A spate of scams in which criminals use technology to take over victims’ computers has been reported by an anti-fraud group. Financial Fraud Action, a body set up by the financial services industry, said that fraudsters were impersonating major companies to steal money. They claim they are fixing a slow internet connection, but trick firms into allowing funds to be transferred. Some claim to be calling as a result of recent high-profile data breaches. While “working” on the internet fault, the fraudster claims the victim is entitled to compensation and asks them to log into their bank account. The scammers still have access to the computer and will put up a fake screen which makes it appear the money has arrived. Working in the background, they will take money from the victim’s bank account.
Mark James, Security Specialist at IT Security Firm ESET :
What is happening?
“We always see a flurry of fraud activity surrounding high profile data breaches and that’s why the public need to be very aware of what’s happening in the cyber world.

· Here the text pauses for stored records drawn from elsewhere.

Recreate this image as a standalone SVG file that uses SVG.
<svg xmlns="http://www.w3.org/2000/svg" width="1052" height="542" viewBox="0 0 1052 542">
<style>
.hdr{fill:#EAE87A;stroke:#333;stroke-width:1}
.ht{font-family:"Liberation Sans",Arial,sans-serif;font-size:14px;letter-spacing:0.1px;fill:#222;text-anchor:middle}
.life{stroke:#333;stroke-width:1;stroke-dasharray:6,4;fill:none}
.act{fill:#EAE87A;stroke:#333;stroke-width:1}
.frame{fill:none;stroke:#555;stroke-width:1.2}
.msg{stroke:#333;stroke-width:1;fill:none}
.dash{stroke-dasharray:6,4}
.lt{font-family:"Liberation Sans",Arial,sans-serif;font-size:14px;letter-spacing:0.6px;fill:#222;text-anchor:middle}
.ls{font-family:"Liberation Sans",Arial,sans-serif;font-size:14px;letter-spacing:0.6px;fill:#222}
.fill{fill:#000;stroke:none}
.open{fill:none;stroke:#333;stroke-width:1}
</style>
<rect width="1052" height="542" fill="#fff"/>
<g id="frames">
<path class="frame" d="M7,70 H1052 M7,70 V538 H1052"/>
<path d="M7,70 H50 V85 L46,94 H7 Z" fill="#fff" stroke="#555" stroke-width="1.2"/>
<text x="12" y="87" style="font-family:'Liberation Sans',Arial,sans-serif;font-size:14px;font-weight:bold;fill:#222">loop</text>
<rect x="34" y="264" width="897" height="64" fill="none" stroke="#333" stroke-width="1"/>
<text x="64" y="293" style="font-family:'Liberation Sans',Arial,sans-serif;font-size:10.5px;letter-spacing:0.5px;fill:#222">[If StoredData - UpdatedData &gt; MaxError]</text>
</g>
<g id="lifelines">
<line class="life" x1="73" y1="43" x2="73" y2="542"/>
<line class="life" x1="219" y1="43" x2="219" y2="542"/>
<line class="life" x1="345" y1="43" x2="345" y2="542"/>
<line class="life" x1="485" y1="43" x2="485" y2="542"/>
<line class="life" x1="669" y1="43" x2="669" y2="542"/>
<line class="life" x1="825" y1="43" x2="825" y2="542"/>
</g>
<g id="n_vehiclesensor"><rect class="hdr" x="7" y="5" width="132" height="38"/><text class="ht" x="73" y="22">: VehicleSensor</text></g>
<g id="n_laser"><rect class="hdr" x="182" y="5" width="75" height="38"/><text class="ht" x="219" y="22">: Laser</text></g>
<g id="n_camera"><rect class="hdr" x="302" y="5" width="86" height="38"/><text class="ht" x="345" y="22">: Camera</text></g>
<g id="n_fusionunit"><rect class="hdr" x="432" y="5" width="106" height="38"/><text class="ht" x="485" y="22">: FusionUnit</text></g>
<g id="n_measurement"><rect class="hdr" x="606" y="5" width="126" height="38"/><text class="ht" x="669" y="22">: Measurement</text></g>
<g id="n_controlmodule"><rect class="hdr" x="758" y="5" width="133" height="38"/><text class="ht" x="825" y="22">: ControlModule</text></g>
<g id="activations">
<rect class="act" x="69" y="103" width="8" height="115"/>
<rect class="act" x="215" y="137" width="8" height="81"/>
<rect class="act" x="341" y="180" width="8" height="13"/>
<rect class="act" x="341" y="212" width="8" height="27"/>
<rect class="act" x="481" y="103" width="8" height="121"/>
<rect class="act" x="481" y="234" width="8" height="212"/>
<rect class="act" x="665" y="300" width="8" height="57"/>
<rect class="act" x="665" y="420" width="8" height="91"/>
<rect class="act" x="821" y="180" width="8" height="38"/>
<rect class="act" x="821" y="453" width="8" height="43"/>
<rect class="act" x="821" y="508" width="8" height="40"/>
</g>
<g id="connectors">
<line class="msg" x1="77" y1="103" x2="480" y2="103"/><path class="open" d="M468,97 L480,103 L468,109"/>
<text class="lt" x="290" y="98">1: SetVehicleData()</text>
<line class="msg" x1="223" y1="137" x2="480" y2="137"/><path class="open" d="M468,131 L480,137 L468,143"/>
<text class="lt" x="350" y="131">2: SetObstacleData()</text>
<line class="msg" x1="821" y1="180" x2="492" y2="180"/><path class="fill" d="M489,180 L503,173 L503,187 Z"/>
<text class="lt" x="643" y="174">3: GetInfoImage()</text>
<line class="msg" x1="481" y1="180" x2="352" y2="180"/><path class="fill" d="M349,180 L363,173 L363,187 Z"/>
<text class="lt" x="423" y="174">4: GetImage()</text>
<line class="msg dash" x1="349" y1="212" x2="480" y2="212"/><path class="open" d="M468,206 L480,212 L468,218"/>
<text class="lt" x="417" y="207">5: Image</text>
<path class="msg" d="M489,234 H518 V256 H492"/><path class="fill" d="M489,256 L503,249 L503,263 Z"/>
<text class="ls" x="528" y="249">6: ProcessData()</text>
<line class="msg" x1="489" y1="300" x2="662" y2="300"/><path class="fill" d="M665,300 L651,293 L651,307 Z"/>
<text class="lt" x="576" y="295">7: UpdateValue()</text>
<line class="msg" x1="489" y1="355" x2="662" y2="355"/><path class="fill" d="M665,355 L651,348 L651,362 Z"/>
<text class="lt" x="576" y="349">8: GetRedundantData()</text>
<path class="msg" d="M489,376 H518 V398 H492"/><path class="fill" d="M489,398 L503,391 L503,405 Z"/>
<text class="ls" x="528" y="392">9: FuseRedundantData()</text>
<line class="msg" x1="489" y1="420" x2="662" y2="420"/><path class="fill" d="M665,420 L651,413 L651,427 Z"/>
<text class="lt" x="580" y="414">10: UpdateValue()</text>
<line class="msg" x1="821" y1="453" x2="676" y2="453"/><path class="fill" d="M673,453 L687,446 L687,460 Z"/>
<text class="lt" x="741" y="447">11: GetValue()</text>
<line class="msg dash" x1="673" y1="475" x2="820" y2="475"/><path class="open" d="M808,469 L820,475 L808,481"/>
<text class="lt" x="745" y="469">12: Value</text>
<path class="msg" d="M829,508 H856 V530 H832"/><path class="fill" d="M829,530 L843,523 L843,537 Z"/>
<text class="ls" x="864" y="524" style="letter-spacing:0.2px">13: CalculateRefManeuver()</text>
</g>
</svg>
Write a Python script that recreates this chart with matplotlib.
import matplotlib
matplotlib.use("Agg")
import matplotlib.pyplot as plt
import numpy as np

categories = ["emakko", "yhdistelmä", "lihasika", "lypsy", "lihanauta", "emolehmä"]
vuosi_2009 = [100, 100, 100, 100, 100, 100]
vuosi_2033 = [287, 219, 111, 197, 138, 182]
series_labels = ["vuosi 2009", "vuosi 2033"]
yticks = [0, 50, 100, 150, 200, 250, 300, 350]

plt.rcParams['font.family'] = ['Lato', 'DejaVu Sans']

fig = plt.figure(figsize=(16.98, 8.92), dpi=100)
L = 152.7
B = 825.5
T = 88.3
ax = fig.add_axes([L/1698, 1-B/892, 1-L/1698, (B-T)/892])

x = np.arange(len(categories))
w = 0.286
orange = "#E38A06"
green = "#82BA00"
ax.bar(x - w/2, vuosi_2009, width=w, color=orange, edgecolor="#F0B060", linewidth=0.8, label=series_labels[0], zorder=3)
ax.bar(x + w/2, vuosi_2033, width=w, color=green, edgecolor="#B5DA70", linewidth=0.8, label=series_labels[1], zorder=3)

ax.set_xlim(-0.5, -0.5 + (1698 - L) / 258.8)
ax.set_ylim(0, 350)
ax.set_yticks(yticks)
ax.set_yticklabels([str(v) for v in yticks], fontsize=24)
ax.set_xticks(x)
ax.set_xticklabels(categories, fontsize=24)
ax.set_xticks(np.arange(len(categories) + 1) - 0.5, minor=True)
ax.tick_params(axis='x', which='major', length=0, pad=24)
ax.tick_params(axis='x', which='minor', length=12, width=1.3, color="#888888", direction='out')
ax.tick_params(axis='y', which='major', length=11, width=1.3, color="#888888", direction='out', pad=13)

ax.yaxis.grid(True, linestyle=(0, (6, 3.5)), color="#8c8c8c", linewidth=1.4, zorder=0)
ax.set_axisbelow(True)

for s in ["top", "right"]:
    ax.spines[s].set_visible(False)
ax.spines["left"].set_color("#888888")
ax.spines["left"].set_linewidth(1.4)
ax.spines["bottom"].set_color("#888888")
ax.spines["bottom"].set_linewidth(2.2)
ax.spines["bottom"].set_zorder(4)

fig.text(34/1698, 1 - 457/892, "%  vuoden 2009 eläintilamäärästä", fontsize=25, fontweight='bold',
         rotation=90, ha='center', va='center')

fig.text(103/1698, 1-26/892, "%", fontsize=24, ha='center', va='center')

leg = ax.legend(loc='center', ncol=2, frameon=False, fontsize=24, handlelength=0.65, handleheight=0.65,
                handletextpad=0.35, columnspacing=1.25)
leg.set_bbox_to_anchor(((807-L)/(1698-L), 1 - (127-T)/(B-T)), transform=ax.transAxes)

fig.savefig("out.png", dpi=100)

When companies get hacked or compromised it’s not just the stolen credit card or password info that causes others to be scammed, it can be simply a case of using that info as a tool to gain access to your machine.”
How do attackers carry out this attack?
“With the likes of TalkTalk in the UK, with a subscriber base of over 4 million, it makes no difference if your details were actually taken or not, if someone phones you up and masquerades as a concerned staff member offering to help you in this time of need you could easily be tricked into taking that help. If they then slide in the offer of compensation then the chances are you would be well and truly hooked. By asking you to turn your computer on and logging in remotely to help you, it could easily lead to malware being installed on your machine with all manner of things happening in the background, including financial access if they manage to persuade you to log into you banks real time.”
How can people protect themselves?
“It is very important that people understand that any good organisation will accept the fact that you need to verify who they are. If you’re entitled to some compensation it will be the same amount tomorrow or this afternoon as it is now. Putting the phone down and checking on a confirmed number or even a mobile device if you are overly concerned could be the difference in being scammed or not. Always step back, take a few minutes to get your head around the situation, and do not let anyone force or fluster you into doing something in haste.”